À l’heure où certains festivals font le choix de réduire leur programmation, PHotoESPAÑA voit les choses en grand et célèbre ses 25 années d’existence à travers 120 expositions où les femmes, la photographie espagnole et le documentaire sont à l’honneur. En voici un tour d’horizon.
Claude Bussac, cheffe d’orchestre du festival depuis 2006, tenait à ouvrir cette édition anniversaire sur une page d’histoire, en mettant en avant les grands noms de la photographie. Sur son invitation, les commissaires Vicent Todolí et Sandra Guimarães ont retracé l’histoire de la photographie documentaire depuis les années 1930, à partir des trésors de la collection de la Fundació Per Amor a l’Art. Un panorama didactique à découvrir à travers les expositions du cycle Sculpting Realities.
L’histoire s’écrit aussi au féminin et PHotoESPAÑA rend hommage au travail documentaire des photographes Kati Horna et Margaret Michaelis, témoins uniques de la guerre civile espagnole ainsi qu’à Germaine Krull qui a livré une rare chronique du voyage, souvent impitoyable, que constituait l’exil de la France de Vichy vers l’Amérique.
Hommage également à l’italien Paolo Gasparini qui pendant plus de soixante ans a pris le pouls de l’Amérique latine. La brillante rétrospective qui lui est consacrée à la Fondation MAPFRE sous le commissariat éclairant de María Willis retrace son œuvre de manière géographique plutôt que chronologique.
Public Photography: The Sixties, la très belle exposition pensée par l’historien Horacio Fernández, propose quant à elle de mettre en avant un vecteur majeur de diffusion de la photographie : l’édition. En se concentrant sur la période mouvementée des années 1960, il montre comment, bien plus que les murs d’une exposition, les livres et les revues— mais aussi les pochettes de vinyles — ont été des supports d’expression essentiels pour la photographie, qu’elle soit documentaire ou artistique.
Localisée dans l’imposant Palais de Cibeles, The Sixties jouxte l’exposition Hybrids: Forging New Realities as Counter-Narrative, où la part belle est donnée aux nouvelles voies de la création contemporaine qui dépassent les limites traditionnelles du médium, adoptant une approche plus plasticienne et multidisciplinaire.
À la Casa Árabe, l’exposition In Light or Shadow of What Was and Still Is, consacrée à la photographie libanaise d’aujourd’hui, présente le travail de douze photographes évoquant l’histoire récente du Liban à travers leur expérience personnelle et collective.
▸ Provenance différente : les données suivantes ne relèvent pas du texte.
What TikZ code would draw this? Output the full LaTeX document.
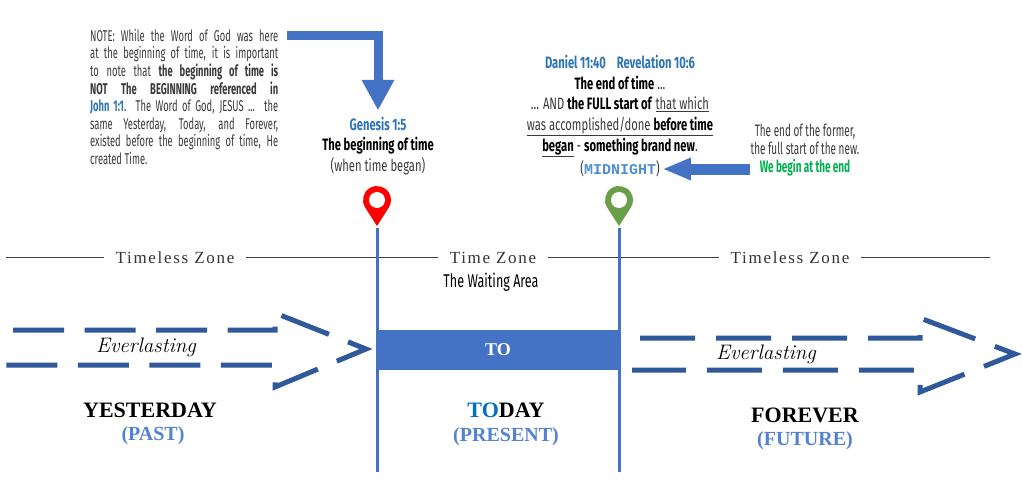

Une expérience marquée par de nombreux traumatismes, parmi lesquels l’explosion du port de Beyrouth dont Myriam Boulos évoque les conséquences avec poésie à travers sa série Tell the trees to smile, mais aussi par un manque cruel de liberté, particulièrement ressenti par la jeunesse queer du Liban qu’Omar Gabriel a choisi de photographier dans la sécurité de l’intimité. La démarche plus conceptuelle de Betty Ketchedjian qui immortalise des piles d’assiettes prêtes à tomber d’une table exprime quant à elle la sensation d’impuissance face aux incertitudes du destin.
PHotoESPAÑA célèbre enfin la photographie espagnole à travers plusieurs expositions monographiques, consacrées notamment à Francesc Català-Roca, Javier Campano, Juan Baraja, Aleix Plademunt, Ana Palacios, Estela de Castro, Ana Nance et Marta Sou. Un axe de la programmation qui nous réserve quelques belles surprises comme les doubles expositions oniriques d’Alberto García-Alix réalisées à partir d’œuvres du Prado et, surtout, la splendide retrospective dédiée à l’œuvre de Carlos Pérez Siquier dont le travail impressionne par sa grande diversité. Que ce soit les reportages à La Chanca, les détails abstraits de murs peints, les photographies de plagistes à la Martin Parr — dix ans avant Martin Parr — ou encore les images, plus poétiques de sa série La Briseña, Pérez Siquier passe d’un registre à l’autre avec brio, livrant un portfolio d’une étonnante richesse.